Solar Hot Water Systems Can Heat Up Your Savings
If you’re not quite ready to make the investment into a solar PV array for your home, a solar hot water system can save you money with fewer upfront costs. If you already have solar, or are planning to install a solar system, you can save even more with a solar hot water system to replace your propane-, natural gas- or oil-powered conventional hot water heater.
There are several types of solar hot water heaters. A solar installer can help you decide which type of heater is best for your home and your budget. But because most people don’t like to speak to home contractors without understanding some of the lingo, here’s EcoOutfitters‘ quick-and-easy guide to solar hot water. Use this as your starting point to understand your options before you “go solar” in a whole new way.

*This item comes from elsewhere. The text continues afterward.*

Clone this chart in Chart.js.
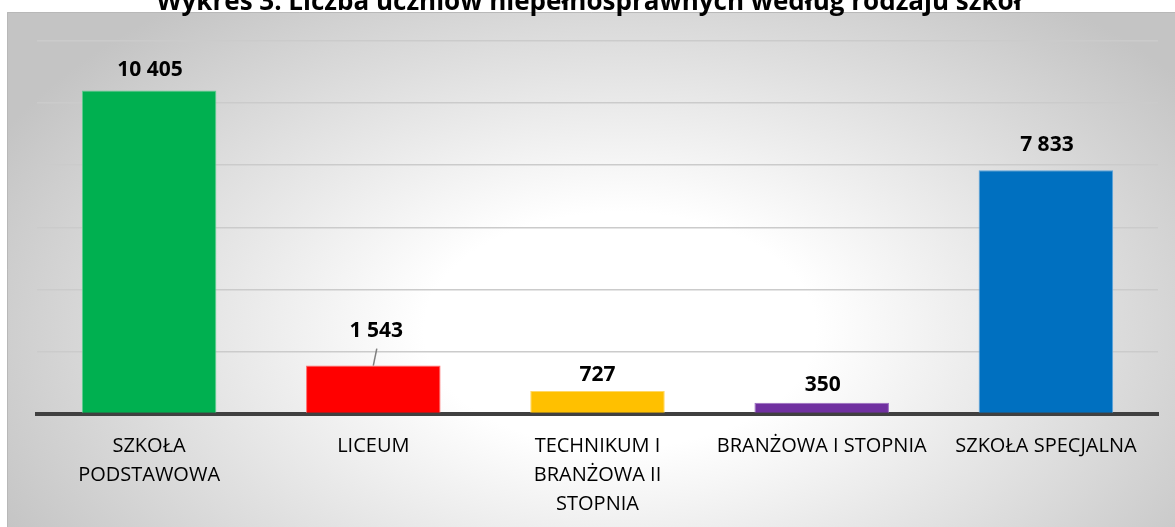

Passive and Active Solar Hot Water Heaters
Solar hot water heaters are divided in to two broad categories: active and passive units. An active unit uses circulating pumps and controls to keep the water flowing. A passive unit doesn’t. Isn’t that easy?
Both types of units have some similarities. Components include a storage tank (or two) and solar collectors. In two-tank systems, water is pre-heated by the solar components prior to being shuttled in to a second tank where the back-up heating system will finish heating the water to the desired temperature (if necessary.)
Passive Solar Hot Water Heaters
You’ve probably guessed that passive solar hot water heaters are the less expensive choice. Two types of passive solar water heaters are used in homes; they are identified by the type of solar collectors they use.
A flat plate collector are made from insulated boxes with a dark absorber plate under glass or plastic covers. A variation of a flat plate collector is used in solar water heaters for pools.
Integral-collector storage systems, or ICS systems, collect water in black tanks or tubes within an insulated, glazed box (to help attract and absorb the sun’s rays.) The solar collector preheats the water and then it travels to the backup water heater tank. The glass pipes can freeze in cold weather, so these solar hot water heaters are used more frequently in the southern states and places like Arizona and Southern California where temps rarely, if ever, hit freezing.
Active Solar Water Heating Systems
Active solar hot water systems come in two forms. Direct circulation systems use pumps to circulate household water through the collectors for heating and then through the home. In areas that don’t experience freezing temperatures, this system represents extra cost savings.
In most parts of the country, however, you’ll need a non-freezing heat-transfer fluid within the tubes and pumps, which runs through the collectors and a heat exchanger. From there, the heated water is distributed through the home. This keeps cold water out of freezing atmosphere, preventing damage to the system. The water never circulates, it stays within the heat exchanger and storage tank, so this is called an indirect circulation system.
Why Solar Hot Water is Not Like a Solar PV Array
Solar hot water heaters are examples of passive solar energy. The sun’s warmth directly heats the water (or the heat-transfer fluid in the case of indirect circulation systems). In a solar PV array, the solar panels capture the sun’s irradiance, which is then converted, by means of technology we explain in this post, to actual electricity that’s fed back in to the grid or used to power your home.
A solar hot water heater is an energy efficient home improvement you can make for about 1/2 the cost of a typical solar PV array, and you can save money year round. There are also, like solar PV arrays, some tax credits and rebates available for solar hot water systems, although not to the same extent in most states.